◆ **GIVEN REQUEST**: Leave out every picture, and retype exactly the lines from the line with "What React, TypeScript" through the line with "const yTicks = [0, 10, 20, 30, 40, 50, 60, 70];", both ends included.

___ SUPPLIED DATA

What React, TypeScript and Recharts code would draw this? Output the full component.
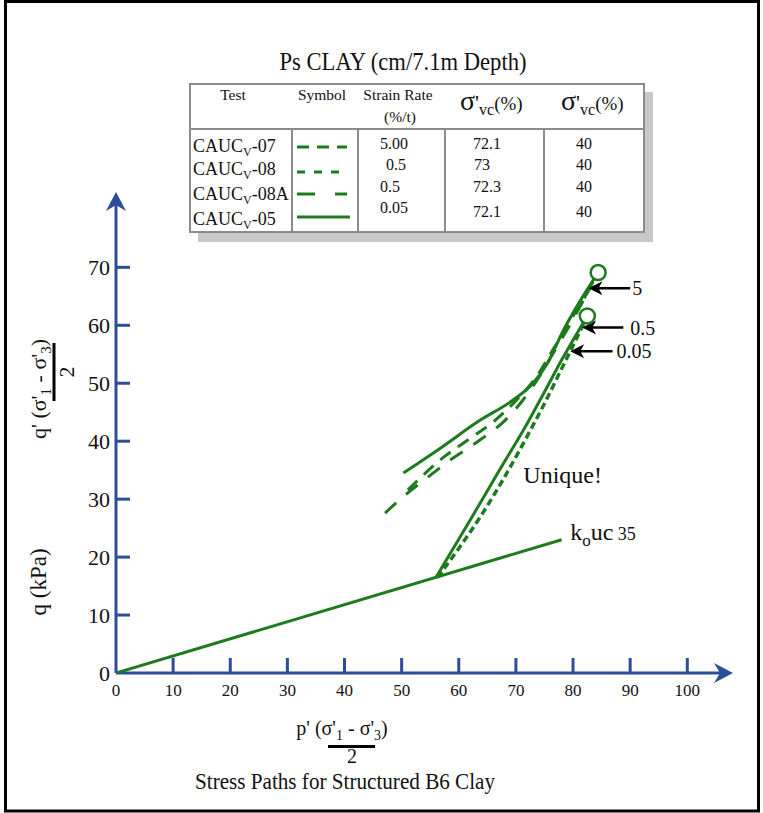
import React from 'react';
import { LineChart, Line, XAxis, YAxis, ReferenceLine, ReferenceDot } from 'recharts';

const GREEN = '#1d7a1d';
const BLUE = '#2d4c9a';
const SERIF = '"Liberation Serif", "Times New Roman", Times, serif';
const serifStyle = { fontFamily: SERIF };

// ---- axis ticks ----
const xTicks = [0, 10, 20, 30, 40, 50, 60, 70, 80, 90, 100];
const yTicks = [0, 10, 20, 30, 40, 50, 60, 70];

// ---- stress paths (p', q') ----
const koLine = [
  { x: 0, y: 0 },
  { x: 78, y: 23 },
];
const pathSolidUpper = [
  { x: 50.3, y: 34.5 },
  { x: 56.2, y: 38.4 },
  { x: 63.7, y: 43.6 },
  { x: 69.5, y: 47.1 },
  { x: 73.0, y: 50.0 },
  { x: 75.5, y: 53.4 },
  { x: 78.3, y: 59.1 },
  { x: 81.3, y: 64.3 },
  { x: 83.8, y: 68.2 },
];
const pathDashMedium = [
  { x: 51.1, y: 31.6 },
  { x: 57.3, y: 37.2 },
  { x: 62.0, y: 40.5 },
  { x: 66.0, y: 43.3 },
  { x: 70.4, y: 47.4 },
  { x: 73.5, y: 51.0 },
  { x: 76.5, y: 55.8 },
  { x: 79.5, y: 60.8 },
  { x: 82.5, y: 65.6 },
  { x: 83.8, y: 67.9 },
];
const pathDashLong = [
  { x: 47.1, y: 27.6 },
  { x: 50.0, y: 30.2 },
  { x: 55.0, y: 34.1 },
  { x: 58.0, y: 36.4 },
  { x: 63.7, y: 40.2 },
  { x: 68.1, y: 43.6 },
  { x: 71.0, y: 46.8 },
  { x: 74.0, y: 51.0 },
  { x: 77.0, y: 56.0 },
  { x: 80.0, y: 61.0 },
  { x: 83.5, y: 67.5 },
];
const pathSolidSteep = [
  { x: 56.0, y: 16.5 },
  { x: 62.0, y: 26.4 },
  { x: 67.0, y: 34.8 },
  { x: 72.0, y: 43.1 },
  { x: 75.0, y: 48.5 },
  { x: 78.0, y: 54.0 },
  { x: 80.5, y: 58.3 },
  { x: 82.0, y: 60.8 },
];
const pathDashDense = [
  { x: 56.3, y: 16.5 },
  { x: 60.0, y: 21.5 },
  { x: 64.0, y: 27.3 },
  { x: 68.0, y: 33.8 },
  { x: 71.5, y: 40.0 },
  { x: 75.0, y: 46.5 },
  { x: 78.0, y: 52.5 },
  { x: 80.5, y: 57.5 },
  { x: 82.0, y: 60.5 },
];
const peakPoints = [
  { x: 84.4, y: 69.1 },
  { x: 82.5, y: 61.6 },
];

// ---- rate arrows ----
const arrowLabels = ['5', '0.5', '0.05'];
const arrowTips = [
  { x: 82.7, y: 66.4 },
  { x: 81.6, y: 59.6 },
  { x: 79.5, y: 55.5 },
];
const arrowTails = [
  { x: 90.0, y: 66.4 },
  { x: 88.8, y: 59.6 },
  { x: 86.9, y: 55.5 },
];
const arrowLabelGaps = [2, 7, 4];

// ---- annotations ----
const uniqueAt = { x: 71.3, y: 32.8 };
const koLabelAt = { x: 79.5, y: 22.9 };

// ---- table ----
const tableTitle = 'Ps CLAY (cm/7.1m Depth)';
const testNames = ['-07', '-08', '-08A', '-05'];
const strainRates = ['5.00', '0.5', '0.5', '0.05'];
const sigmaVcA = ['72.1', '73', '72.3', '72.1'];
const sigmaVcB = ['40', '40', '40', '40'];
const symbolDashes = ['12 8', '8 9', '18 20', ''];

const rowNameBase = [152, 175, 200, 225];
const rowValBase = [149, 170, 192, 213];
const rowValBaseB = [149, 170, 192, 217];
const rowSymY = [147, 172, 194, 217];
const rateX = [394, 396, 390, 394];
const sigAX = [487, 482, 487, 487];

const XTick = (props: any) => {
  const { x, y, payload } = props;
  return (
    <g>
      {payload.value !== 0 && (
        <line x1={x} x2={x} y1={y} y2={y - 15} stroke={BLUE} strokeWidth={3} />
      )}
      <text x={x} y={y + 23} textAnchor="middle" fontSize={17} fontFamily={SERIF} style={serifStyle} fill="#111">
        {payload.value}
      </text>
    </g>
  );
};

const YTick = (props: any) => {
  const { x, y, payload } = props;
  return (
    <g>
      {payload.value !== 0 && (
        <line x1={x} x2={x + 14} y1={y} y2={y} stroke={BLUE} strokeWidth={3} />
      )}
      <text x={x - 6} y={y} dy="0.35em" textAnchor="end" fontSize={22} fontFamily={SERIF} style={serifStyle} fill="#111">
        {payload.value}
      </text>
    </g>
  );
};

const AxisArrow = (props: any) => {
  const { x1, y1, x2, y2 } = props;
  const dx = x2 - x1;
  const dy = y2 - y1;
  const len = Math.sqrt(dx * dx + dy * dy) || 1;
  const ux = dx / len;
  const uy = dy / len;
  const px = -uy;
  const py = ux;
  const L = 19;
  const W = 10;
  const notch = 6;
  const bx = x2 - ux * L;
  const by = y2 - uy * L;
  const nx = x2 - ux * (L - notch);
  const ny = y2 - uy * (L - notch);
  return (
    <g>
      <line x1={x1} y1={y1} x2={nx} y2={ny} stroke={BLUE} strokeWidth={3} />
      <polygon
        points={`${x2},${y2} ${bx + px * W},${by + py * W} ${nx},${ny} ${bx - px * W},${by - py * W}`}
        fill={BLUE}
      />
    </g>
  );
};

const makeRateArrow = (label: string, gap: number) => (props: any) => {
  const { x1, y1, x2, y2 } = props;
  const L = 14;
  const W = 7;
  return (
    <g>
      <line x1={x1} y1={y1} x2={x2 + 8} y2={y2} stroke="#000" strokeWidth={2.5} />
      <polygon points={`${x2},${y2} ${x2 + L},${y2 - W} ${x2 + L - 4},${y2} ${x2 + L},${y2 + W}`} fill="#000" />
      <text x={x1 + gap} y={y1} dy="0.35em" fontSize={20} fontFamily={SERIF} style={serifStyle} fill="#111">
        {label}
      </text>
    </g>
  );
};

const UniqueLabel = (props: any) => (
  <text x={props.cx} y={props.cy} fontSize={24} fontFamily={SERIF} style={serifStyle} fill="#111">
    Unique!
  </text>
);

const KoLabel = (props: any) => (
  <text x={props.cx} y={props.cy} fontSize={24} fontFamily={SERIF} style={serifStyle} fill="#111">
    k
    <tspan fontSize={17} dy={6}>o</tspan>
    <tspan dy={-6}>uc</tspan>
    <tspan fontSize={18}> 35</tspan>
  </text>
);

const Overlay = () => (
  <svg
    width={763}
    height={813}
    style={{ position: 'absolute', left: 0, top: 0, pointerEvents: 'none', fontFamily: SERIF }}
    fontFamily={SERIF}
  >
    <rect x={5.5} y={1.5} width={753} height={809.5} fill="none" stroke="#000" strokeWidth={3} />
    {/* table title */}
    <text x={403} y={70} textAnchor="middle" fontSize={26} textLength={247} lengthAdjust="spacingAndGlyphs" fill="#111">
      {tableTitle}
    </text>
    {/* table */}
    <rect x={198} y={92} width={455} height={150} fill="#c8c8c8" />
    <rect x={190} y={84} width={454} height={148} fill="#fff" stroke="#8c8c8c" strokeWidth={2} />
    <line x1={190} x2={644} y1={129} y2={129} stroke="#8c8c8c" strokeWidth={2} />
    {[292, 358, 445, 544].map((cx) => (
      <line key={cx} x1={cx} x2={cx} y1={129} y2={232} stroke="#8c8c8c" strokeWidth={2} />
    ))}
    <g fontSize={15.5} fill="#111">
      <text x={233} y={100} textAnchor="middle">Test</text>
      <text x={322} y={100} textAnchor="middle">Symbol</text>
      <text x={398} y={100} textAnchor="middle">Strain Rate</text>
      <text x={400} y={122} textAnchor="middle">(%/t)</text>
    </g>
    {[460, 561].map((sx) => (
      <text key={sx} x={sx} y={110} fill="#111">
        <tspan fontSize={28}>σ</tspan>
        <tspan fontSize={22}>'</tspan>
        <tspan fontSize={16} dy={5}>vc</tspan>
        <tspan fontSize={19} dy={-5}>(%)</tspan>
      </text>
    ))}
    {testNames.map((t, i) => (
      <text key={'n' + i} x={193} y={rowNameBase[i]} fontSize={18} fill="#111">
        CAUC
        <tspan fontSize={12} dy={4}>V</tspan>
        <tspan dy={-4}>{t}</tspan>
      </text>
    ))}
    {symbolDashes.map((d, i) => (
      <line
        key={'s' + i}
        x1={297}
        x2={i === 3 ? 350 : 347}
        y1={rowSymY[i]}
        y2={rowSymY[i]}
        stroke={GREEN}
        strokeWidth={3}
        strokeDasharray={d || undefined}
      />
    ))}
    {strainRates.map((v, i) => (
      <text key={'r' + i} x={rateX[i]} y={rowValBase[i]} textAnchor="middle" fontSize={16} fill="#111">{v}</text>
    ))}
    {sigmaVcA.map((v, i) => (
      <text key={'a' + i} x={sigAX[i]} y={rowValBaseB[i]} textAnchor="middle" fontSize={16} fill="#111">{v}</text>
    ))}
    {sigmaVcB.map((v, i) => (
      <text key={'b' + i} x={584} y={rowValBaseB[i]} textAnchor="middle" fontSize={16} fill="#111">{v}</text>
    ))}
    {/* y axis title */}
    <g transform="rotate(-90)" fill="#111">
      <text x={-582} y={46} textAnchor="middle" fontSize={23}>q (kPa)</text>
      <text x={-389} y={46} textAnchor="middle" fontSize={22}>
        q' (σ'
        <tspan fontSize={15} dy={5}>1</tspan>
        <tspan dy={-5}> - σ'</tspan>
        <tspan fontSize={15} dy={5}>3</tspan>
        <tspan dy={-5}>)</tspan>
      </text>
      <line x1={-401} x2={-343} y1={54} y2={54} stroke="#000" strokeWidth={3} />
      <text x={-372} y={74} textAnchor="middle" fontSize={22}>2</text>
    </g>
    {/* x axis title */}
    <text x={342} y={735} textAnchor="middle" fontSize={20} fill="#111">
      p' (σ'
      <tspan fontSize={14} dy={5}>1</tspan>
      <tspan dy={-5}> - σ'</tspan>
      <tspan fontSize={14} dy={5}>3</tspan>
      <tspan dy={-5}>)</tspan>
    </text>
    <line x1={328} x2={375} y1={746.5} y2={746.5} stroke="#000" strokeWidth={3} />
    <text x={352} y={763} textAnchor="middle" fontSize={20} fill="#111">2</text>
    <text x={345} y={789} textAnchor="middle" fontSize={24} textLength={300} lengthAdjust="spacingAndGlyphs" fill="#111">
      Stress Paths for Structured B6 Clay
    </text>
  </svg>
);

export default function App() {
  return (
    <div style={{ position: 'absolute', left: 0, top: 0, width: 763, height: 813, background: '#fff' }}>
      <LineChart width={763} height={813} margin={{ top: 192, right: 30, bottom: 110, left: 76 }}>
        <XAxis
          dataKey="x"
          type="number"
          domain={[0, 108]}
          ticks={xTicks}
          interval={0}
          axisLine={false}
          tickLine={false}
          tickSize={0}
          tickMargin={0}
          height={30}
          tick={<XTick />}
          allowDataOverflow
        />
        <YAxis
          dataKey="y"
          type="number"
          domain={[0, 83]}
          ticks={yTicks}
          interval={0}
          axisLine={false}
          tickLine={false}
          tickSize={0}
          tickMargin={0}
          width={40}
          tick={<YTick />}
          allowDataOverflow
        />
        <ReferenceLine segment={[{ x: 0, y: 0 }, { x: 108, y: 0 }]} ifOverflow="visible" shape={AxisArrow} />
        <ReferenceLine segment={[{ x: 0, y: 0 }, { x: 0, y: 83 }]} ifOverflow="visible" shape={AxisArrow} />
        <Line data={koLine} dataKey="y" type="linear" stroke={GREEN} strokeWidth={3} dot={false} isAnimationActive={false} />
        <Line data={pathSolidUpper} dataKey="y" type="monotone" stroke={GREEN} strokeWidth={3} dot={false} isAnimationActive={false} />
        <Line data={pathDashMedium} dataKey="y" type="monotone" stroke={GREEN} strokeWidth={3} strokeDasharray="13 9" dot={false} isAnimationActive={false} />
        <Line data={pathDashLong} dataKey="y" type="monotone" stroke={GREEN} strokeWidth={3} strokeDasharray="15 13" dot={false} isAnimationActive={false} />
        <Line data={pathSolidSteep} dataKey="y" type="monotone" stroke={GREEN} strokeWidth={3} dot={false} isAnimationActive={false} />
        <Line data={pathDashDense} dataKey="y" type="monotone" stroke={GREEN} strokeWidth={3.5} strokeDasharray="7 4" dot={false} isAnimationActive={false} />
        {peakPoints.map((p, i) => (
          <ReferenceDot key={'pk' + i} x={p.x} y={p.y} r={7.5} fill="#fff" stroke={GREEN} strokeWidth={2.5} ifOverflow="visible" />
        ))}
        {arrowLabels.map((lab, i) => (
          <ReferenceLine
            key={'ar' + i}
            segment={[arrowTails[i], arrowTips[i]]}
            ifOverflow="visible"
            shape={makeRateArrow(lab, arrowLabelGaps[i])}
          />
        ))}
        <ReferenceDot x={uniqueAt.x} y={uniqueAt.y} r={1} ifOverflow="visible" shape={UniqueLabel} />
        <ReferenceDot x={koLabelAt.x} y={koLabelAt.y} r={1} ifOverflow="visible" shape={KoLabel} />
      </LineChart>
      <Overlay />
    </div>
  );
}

______
___ SUPPLIED DATA

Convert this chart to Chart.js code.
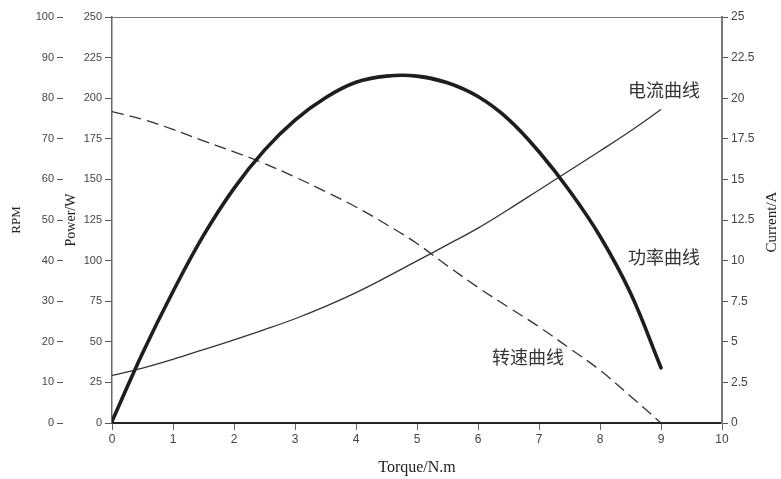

______
___ SUPPLIED DATA

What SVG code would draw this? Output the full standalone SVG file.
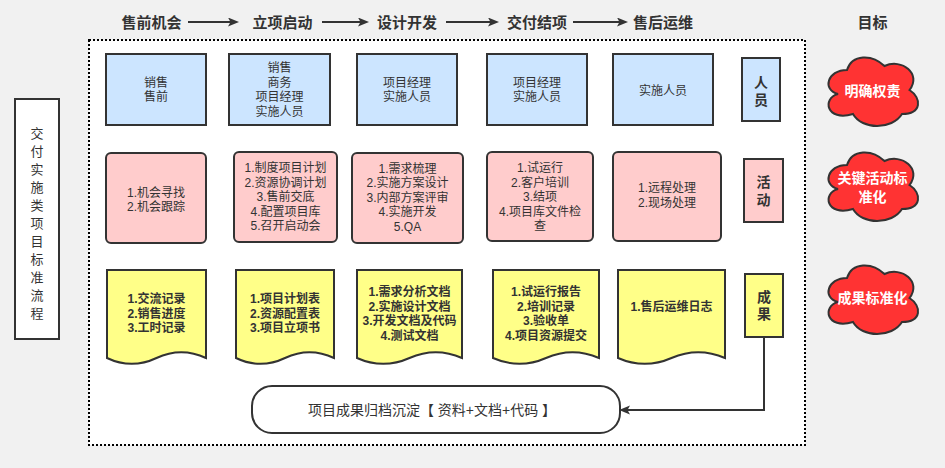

______

◆ **ANSWER TO THE EXERCISE**:
What React, TypeScript and Recharts code would draw this? Output the full component.
import React from 'react';
import { LineChart, Line, XAxis, YAxis, ReferenceLine, ReferenceDot } from 'recharts';

const GREEN = '#1d7a1d';
const BLUE = '#2d4c9a';
const SERIF = '"Liberation Serif", "Times New Roman", Times, serif';
const serifStyle = { fontFamily: SERIF };

// ---- axis ticks ----
const xTicks = [0, 10, 20, 30, 40, 50, 60, 70, 80, 90, 100];
const yTicks = [0, 10, 20, 30, 40, 50, 60, 70];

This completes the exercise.